■ **DATASET EXTRACT**
## start

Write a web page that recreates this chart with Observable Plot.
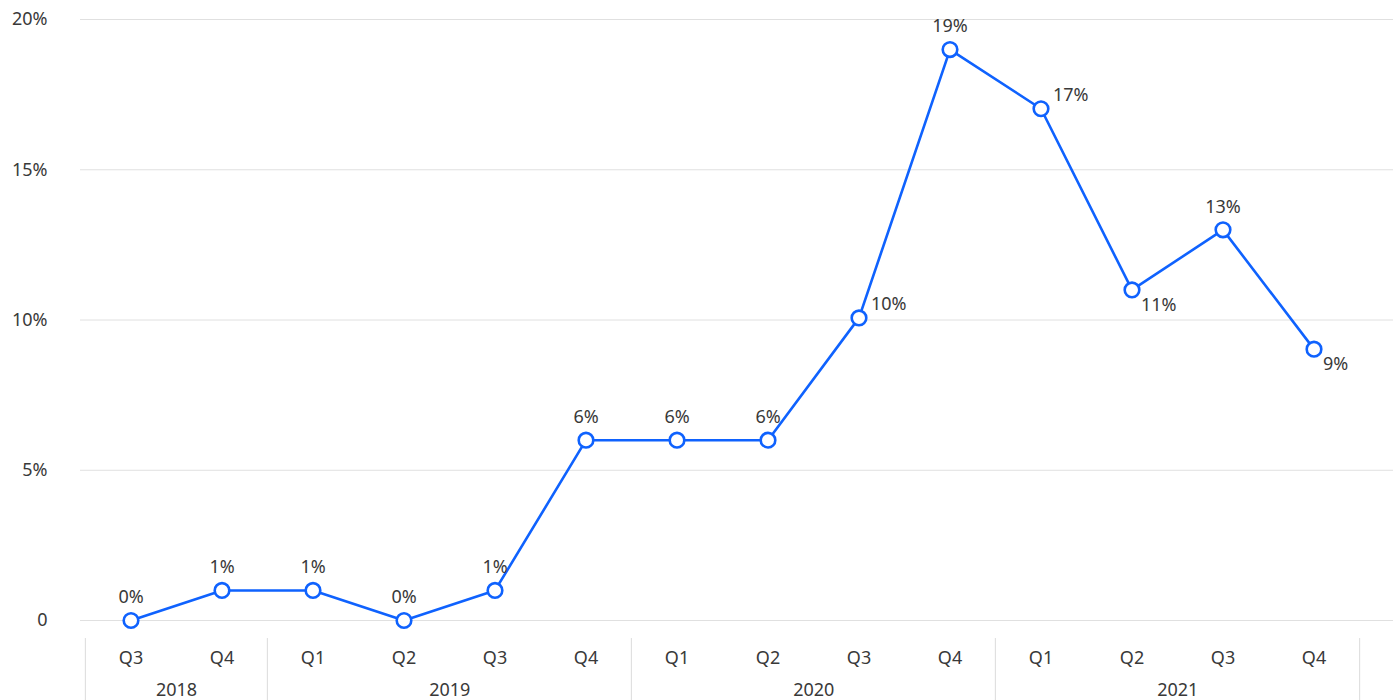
<!DOCTYPE html>
<html>
<head>
<meta charset="utf-8">
<script src="https://cdn.jsdelivr.net/npm/d3@7"></script>
<script src="https://cdn.jsdelivr.net/npm/@observablehq/plot@0.6"></script>
<style>
  html, body { margin: 0; padding: 0; background: #fff; }
  #chart svg { display: block; }
</style>
</head>
<body>
<div id="chart"></div>
<script>
const years    = ["2018","2018","2019","2019","2019","2019","2020","2020","2020","2020","2021","2021","2021","2021"];
const quarters = ["Q3","Q4","Q1","Q2","Q3","Q4","Q1","Q2","Q3","Q4","Q1","Q2","Q3","Q4"];
const values   = [0, 1, 1, 0, 1, 6, 6, 6, 10.07, 19, 17.03, 11, 13, 9.03];
const yTicks   = [0, 5, 10, 15, 20];

const data = values.map((v, i) => ({key: years[i] + " " + quarters[i], year: years[i], q: quarters[i], v, i}));
const keys = data.map(d => d.key);

// label placement (style, by index)
const placeRight = new Set([8, 10]);
const placeBelow = new Set([11, 13]);

const blue = "#0f62fe";
const textColor = "#393939";
const gridColor = "#e0e0e0";
const font = "'Noto Sans', sans-serif";
const fs = 18;

const x0 = 84.4, x1 = 1360.6;
const bw = (x1 - x0) / keys.length;

const yearGroups = d3.groups(data, d => d.year).map(([year, rows]) => ({year, first: rows[0].key, n: rows.length}));

const yearTextMarks = yearGroups.map(g =>
  Plot.text([g], {x: "first", y: 0, text: "year", dx: (g.n - 1) * bw / 2, dy: 70, fontSize: fs, fill: textColor})
);

const chart = Plot.plot({
  width: 1393,
  height: 700,
  marginLeft: 80,
  marginRight: 0,
  marginTop: 19,
  marginBottom: 80,
  style: {fontFamily: font, fontSize: fs + "px", color: textColor, background: "#fff"},
  x: {type: "band", domain: keys, range: [x0, x1], padding: 0},
  y: {domain: [0, 20], ticks: yTicks},
  marks: [
    Plot.ruleY(yTicks, {stroke: gridColor, strokeWidth: 1}),
    Plot.axisY({ticks: yTicks, tickSize: 0, tickPadding: 33, tickFormat: d => d === 0 ? "0" : d + "%", fontSize: fs, fill: textColor, label: null}),
    Plot.axisX({tickSize: 0, tickPadding: 31, tickFormat: k => k.split(" ")[1], fontSize: fs, fill: textColor, label: null}),
    Plot.ruleX(yearGroups, {x: "first", dx: -bw / 2, y1: -0.6, y2: -2.8, stroke: gridColor, strokeWidth: 1.2}),
    Plot.ruleX([keys[keys.length - 1]], {dx: bw / 2, y1: -0.6, y2: -2.8, stroke: gridColor, strokeWidth: 1.2}),
    ...yearTextMarks,
    Plot.line(data, {x: "key", y: "v", stroke: blue, strokeWidth: 2.6}),
    Plot.dot(data, {x: "key", y: "v", r: 7.3, fill: "#fff", stroke: blue, strokeWidth: 2.6}),
    Plot.text(data.filter(d => !placeRight.has(d.i) && !placeBelow.has(d.i)), {x: "key", y: "v", text: d => Math.round(d.v) + "%", dy: -23, fontSize: fs, fill: textColor}),
    Plot.text(data.filter(d => placeRight.has(d.i)), {x: "key", y: "v", text: d => Math.round(d.v) + "%", dx: 12, dy: -14, textAnchor: "start", fontSize: fs, fill: textColor}),
    Plot.text(data.filter(d => placeBelow.has(d.i)), {x: "key", y: "v", text: d => Math.round(d.v) + "%", dx: 9, dy: 15, textAnchor: "start", fontSize: fs, fill: textColor})
  ]
});

document.getElementById("chart").appendChild(chart);
</script>
</body>
</html>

## end

■ **PROBLEM TO SOLVE**
Make an exact copy of the data above, pictures excluded.

■ **ANSWER FOR THE TASK**
Write a web page that recreates this chart with Observable Plot.
<!DOCTYPE html>
<html>
<head>
<meta charset="utf-8">
<script src="https://cdn.jsdelivr.net/npm/d3@7"></script>
<script src="https://cdn.jsdelivr.net/npm/@observablehq/plot@0.6"></script>
<style>
  html, body { margin: 0; padding: 0; background: #fff; }
  #chart svg { display: block; }
</style>
</head>
<body>
<div id="chart"></div>
<script>
const years    = ["2018","2018","2019","2019","2019","2019","2020","2020","2020","2020","2021","2021","2021","2021"];
const quarters = ["Q3","Q4","Q1","Q2","Q3","Q4","Q1","Q2","Q3","Q4","Q1","Q2","Q3","Q4"];
const values   = [0, 1, 1, 0, 1, 6, 6, 6, 10.07, 19, 17.03, 11, 13, 9.03];
const yTicks   = [0, 5, 10, 15, 20];

const data = values.map((v, i) => ({key: years[i] + " " + quarters[i], year: years[i], q: quarters[i], v, i}));
const keys = data.map(d => d.key);

// label placement (style, by index)
const placeRight = new Set([8, 10]);
const placeBelow = new Set([11, 13]);

const blue = "#0f62fe";
const textColor = "#393939";
const gridColor = "#e0e0e0";
const font = "'Noto Sans', sans-serif";
const fs = 18;

const x0 = 84.4, x1 = 1360.6;
const bw = (x1 - x0) / keys.length;

const yearGroups = d3.groups(data, d => d.year).map(([year, rows]) => ({year, first: rows[0].key, n: rows.length}));

const yearTextMarks = yearGroups.map(g =>
  Plot.text([g], {x: "first", y: 0, text: "year", dx: (g.n - 1) * bw / 2, dy: 70, fontSize: fs, fill: textColor})
);

const chart = Plot.plot({
  width: 1393,
  height: 700,
  marginLeft: 80,
  marginRight: 0,
  marginTop: 19,
  marginBottom: 80,
  style: {fontFamily: font, fontSize: fs + "px", color: textColor, background: "#fff"},
  x: {type: "band", domain: keys, range: [x0, x1], padding: 0},
  y: {domain: [0, 20], ticks: yTicks},
  marks: [
    Plot.ruleY(yTicks, {stroke: gridColor, strokeWidth: 1}),
    Plot.axisY({ticks: yTicks, tickSize: 0, tickPadding: 33, tickFormat: d => d === 0 ? "0" : d + "%", fontSize: fs, fill: textColor, label: null}),
    Plot.axisX({tickSize: 0, tickPadding: 31, tickFormat: k => k.split(" ")[1], fontSize: fs, fill: textColor, label: null}),
    Plot.ruleX(yearGroups, {x: "first", dx: -bw / 2, y1: -0.6, y2: -2.8, stroke: gridColor, strokeWidth: 1.2}),
    Plot.ruleX([keys[keys.length - 1]], {dx: bw / 2, y1: -0.6, y2: -2.8, stroke: gridColor, strokeWidth: 1.2}),
    ...yearTextMarks,
    Plot.line(data, {x: "key", y: "v", stroke: blue, strokeWidth: 2.6}),
    Plot.dot(data, {x: "key", y: "v", r: 7.3, fill: "#fff", stroke: blue, strokeWidth: 2.6}),
    Plot.text(data.filter(d => !placeRight.has(d.i) && !placeBelow.has(d.i)), {x: "key", y: "v", text: d => Math.round(d.v) + "%", dy: -23, fontSize: fs, fill: textColor}),
    Plot.text(data.filter(d => placeRight.has(d.i)), {x: "key", y: "v", text: d => Math.round(d.v) + "%", dx: 12, dy: -14, textAnchor: "start", fontSize: fs, fill: textColor}),
    Plot.text(data.filter(d => placeBelow.has(d.i)), {x: "key", y: "v", text: d => Math.round(d.v) + "%", dx: 9, dy: 15, textAnchor: "start", fontSize: fs, fill: textColor})
  ]
});

document.getElementById("chart").appendChild(chart);
</script>
</body>
</html>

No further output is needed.